[Simh] porting RL01 images to RL02
Mark Pizzolato
Mark at infocomm.com
Tue Feb 7 04:28:50 EST 2017
On Monday, February 6, 2017 at 1:11 PM, Paul Koning wrote:
> > On Feb 5, 2017, at 6:25 PM, Paul Koning <paulkoning at comcast.net> wrote:
> >
> >
> >> On Feb 5, 2017, at 3:31 PM, Mark Pizzolato <Mark at infocomm.com> wrote:
> >>
> >> ...
> >>
> >> So, I'd like to expand the set of file system types that the auto
> >> sizing logic can perform to include RSTS disks and whatever might be
> >> commonly used with RSX and RT11.
>
> A possible complication with RSTS: I can't find the precise device size because
> that isn't stored anywhere in the file structure. What I can find is the size
> rounded up to the next multiple of 4096 times the cluster size (from the free
> space bitmap size in blocks, since each bit represents a free cluster). I can also
> find a lower bound, from the end of the last free cluster in the bitmap. But if
> some of the space at the end of the pack is in use -- not all that common but
> certainly possible -- then that doesn't help.
Well, what you can do would actually be fine. If the disk size was limited to
the furthest place user program data could be written in the file system, then
the problem would be solved. If someone using a 3.x simh version actually wrote
beyond that, then the size would already be reflected in the container's size
which would then be larger. The problem this is really solving is the one when
we were limited to determining the size of the disk by the size of the container
which might not have been completely written to.
If auto sizing restricted the disk to be the largest space the file system describes,
then no useful activities would write beyond there and the exact disk model
wouldn't be important. Right? This whole activity is to support correct simulator
behavior when using a disk container created with a 3.x simulator.
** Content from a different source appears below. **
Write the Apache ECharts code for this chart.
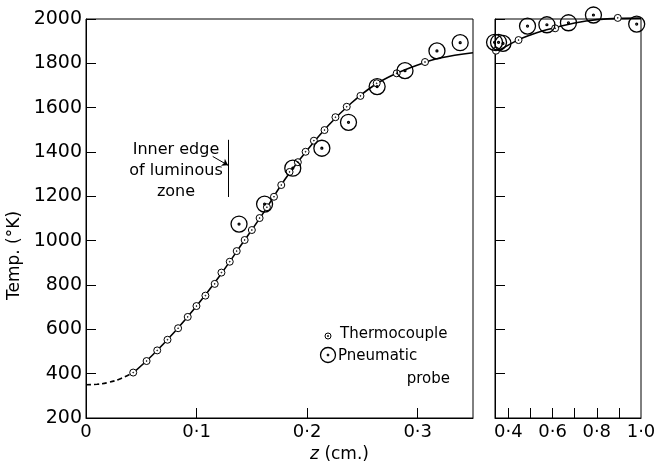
<!DOCTYPE html>
<html>
<head>
<meta charset="utf-8">
<script src="https://cdn.jsdelivr.net/npm/echarts@6/dist/echarts.min.js"></script>
<style>
  html, body { margin: 0; padding: 0; background: #fff; }
  #chart { width: 654px; height: 469px; }
</style>
</head>
<body>
<div id="chart"></div>
<script>
// smooth curve through the measurements (dashed = extrapolated part)
const curveDashed = [[0, 350], [0.01, 352], [0.02, 360], [0.03, 375], [0.043, 405]]
const curveLeft = [[0.043, 405], [0.06, 483], [0.08, 588], [0.10, 705], [0.12, 835], [0.14, 978],
  [0.16, 1122], [0.18, 1277], [0.20, 1408], [0.22, 1524], [0.24, 1621], [0.26, 1699],
  [0.28, 1753], [0.30, 1793], [0.32, 1824], [0.35, 1848]]
const curveRight = [[0.34, 1848], [0.40, 1882], [0.45, 1908], [0.50, 1928], [0.55, 1945],
  [0.62, 1963], [0.70, 1982], [0.80, 1997], [0.90, 2003], [1.0, 2004]]

// thermocouple readings
const thermoLeft = [[0.0427, 405], [0.0548, 457], [0.0644, 505], [0.0737, 553], [0.0833, 605],
  [0.092, 656], [0.0999, 705], [0.108, 752], [0.1164, 805], [0.1225, 856], [0.130, 905],
  [0.1363, 953], [0.1435, 1003], [0.150, 1048], [0.157, 1102], [0.1636, 1151], [0.170, 1198],
  [0.1766, 1251], [0.1841, 1310], [0.1916, 1354], [0.1986, 1401], [0.2061, 1451],
  [0.2157, 1499], [0.2256, 1557], [0.2358, 1604], [0.2482, 1653], [0.2629, 1710],
  [0.281, 1755], [0.3066, 1806]]
const thermoRight = [[0.3445, 1857], [0.4465, 1905], [0.612, 1958], [0.895, 2005]]

// pneumatic probe readings
const probeLeft = [[0.1384, 1075], [0.1615, 1165], [0.187, 1327], [0.2133, 1417], [0.2374, 1534],
  [0.2633, 1695], [0.2885, 1767], [0.3174, 1856], [0.3384, 1893]]
const probeRight = [[0.338, 1895], [0.356, 1895], [0.376, 1890], [0.487, 1968], [0.5746, 1974],
  [0.672, 1983], [0.785, 2018], [0.9805, 1977]]

const xTicksLeft = [0, 0.1, 0.2, 0.3]
const xTicksRight = [0.4, 0.5, 0.6, 0.7, 0.8, 0.9]
const xLabelsRight = [0.4, 0.6, 0.8, 1.0]

const FONT = 'DejaVu Sans'
const ringDot = 'path://M0,-10A10,10 0 1,1 0,10A10,10 0 1,1 0,-10Z M0,-1.2A1.2,1.2 0 1,1 0,1.2A1.2,1.2 0 1,1 0,-1.2Z'
const fmtZ = v => (v === 0 ? '0' : v.toFixed(1).replace('.', '\u00b7'))

const chart = echarts.init(document.getElementById('chart'))

const axisLine = { show: true, lineStyle: { color: '#000', width: 1 } }

const option = {
  animation: false,
  backgroundColor: '#fff',
  grid: [
    { left: 86, right: 181, top: 19, bottom: 51, containLabel: false, outerBoundsMode: 'none', show: true, borderColor: '#000', borderWidth: 1 },
    { left: 495, right: 13, top: 19, bottom: 51, containLabel: false, outerBoundsMode: 'none', show: true, borderColor: '#000', borderWidth: 1 }
  ],
  xAxis: [
    {
      type: 'value', gridIndex: 0, min: 0, max: 0.35,
      name: '{i|z} (cm.)', nameLocation: 'middle', nameGap: 25,
      nameTextStyle: {
        color: '#000', fontFamily: FONT, fontSize: 17, padding: [0, 0, 0, 120],
        rich: { i: { fontStyle: 'italic', fontFamily: FONT, fontSize: 17, color: '#000' } }
      },
      axisLine: axisLine,
      axisTick: { inside: true, length: 10, customValues: xTicksLeft, lineStyle: { color: '#000' } },
      axisLabel: { customValues: xTicksLeft, formatter: fmtZ, color: '#000', fontFamily: FONT, fontSize: 18, margin: 5 },
      splitLine: { show: false }
    },
    {
      type: 'value', gridIndex: 1, min: 0.34, max: 1.0,
      axisLine: axisLine,
      axisTick: { inside: true, length: 10, customValues: xTicksRight, lineStyle: { color: '#000' } },
      axisLabel: { customValues: xLabelsRight, formatter: fmtZ, color: '#000', fontFamily: FONT, fontSize: 18, margin: 5 },
      splitLine: { show: false }
    }
  ],
  yAxis: [
    {
      type: 'value', gridIndex: 0, min: 200, max: 2000, interval: 200,
      name: 'Temp. (\u00b0K)', nameLocation: 'middle', nameGap: 62, nameRotate: 90,
      nameTextStyle: { color: '#000', fontFamily: FONT, fontSize: 17, padding: [0, 74, 0, 0] },
      axisLine: axisLine,
      axisTick: { inside: true, length: 10, lineStyle: { color: '#000' } },
      axisLabel: { formatter: v => String(v), color: '#000', fontFamily: FONT, fontSize: 19, margin: 4 },
      splitLine: { show: false }
    },
    {
      type: 'value', gridIndex: 1, min: 200, max: 2000, interval: 200,
      axisLine: axisLine,
      axisTick: { inside: true, length: 10, lineStyle: { color: '#000' } },
      axisLabel: { show: false },
      splitLine: { show: false }
    }
  ],
  series: [
    {
      type: 'line', xAxisIndex: 0, yAxisIndex: 0, data: curveDashed, smooth: 0.4, showSymbol: false,
      lineStyle: { color: '#000', width: 1.6, type: [5, 3] }, z: 2
    },
    {
      type: 'line', xAxisIndex: 0, yAxisIndex: 0, data: curveLeft, smooth: 0.4, showSymbol: false,
      lineStyle: { color: '#000', width: 1.6 }, z: 2,
      markLine: {
        silent: true, symbol: ['none', 'none'], label: { show: false },
        lineStyle: { color: '#000', width: 1, type: 'solid' },
        data: [
          [{ coord: [0.129, 1197] }, { coord: [0.129, 1455] }],
          [{ coord: [0.1146, 1380], symbol: 'none' }, { coord: [0.1285, 1340], symbol: 'arrow', symbolSize: 6 }]
        ]
      }
    },
    {
      type: 'line', xAxisIndex: 1, yAxisIndex: 1, data: curveRight, smooth: 0.4, showSymbol: false,
      clip: false, lineStyle: { color: '#000', width: 1.6 }, z: 2
    },
    {
      name: 'Thermocouple', type: 'scatter', xAxisIndex: 0, yAxisIndex: 0, data: thermoLeft,
      symbol: ringDot, symbolSize: 7, clip: false,
      itemStyle: { color: '#fff', borderColor: '#000', borderWidth: 1, opacity: 1 }, z: 3
    },
    {
      name: 'Thermocouple', type: 'scatter', xAxisIndex: 1, yAxisIndex: 1, data: thermoRight,
      symbol: ringDot, symbolSize: 7, clip: false,
      itemStyle: { color: '#fff', borderColor: '#000', borderWidth: 1, opacity: 1 }, z: 3
    },
    {
      name: 'Pneumatic probe', type: 'scatter', xAxisIndex: 0, yAxisIndex: 0, data: probeLeft,
      symbol: ringDot, symbolSize: 16, clip: false,
      itemStyle: { color: 'rgba(0,0,0,0)', borderColor: '#000', borderWidth: 1.3, opacity: 1 }, z: 4
    },
    {
      name: 'Pneumatic probe', type: 'scatter', xAxisIndex: 1, yAxisIndex: 1, data: probeRight,
      symbol: ringDot, symbolSize: 16, clip: false,
      itemStyle: { color: 'rgba(0,0,0,0)', borderColor: '#000', borderWidth: 1.3, opacity: 1 }, z: 4
    }
  ],
  graphic: [
    // annotation
    {
      type: 'text', x: 176, y: 139, z: 10,
      style: { text: 'Inner edge\nof luminous\nzone', fill: '#000', font: '16px "DejaVu Sans"', lineHeight: 21, align: 'center' }
    },
    // legend
    { type: 'circle', shape: { cx: 328, cy: 336, r: 3 }, style: { fill: '#fff', stroke: '#000', lineWidth: 1 }, z: 10 },
    { type: 'circle', shape: { cx: 328, cy: 336, r: 0.6 }, style: { fill: '#000', stroke: '#000', lineWidth: 0.8 }, z: 10 },
    { type: 'text', x: 340, y: 334, z: 10, style: { text: 'Thermocouple', fill: '#000', font: '15px "DejaVu Sans"', verticalAlign: 'middle' } },
    { type: 'circle', shape: { cx: 328, cy: 355, r: 7.5 }, style: { fill: 'none', stroke: '#000', lineWidth: 1.3 }, z: 10 },
    { type: 'circle', shape: { cx: 328, cy: 355, r: 1 }, style: { fill: '#000', stroke: '#000', lineWidth: 0.8 }, z: 10 },
    { type: 'text', x: 338, y: 356, z: 10, style: { text: 'Pneumatic', fill: '#000', font: '15px "DejaVu Sans"', verticalAlign: 'middle' } },
    { type: 'text', x: 450, y: 379, z: 10, style: { text: 'probe', fill: '#000', font: '15px "DejaVu Sans"', verticalAlign: 'middle', align: 'right' } }
  ]
}

chart.setOption(option)
</script>
</body>
</html>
All RP and RQ
disks created with the 4.x code will write the first and the last blocks in a newly
created disk. The comments around the code that does this says:
On a newly created disk, we write a zero sector to the last and the
first sectors. This serves 3 purposes:
1) it avoids strange allocation delays writing newly allocated
storage at the end of the disk during simulator operation
2) it allocates storage for the whole disk at creation time to
avoid strange failures which may happen during simulator execution
if the containing disk is full
3) it leaves a Simh Format disk at the intended size so it may
subsequently be autosized with the correct size.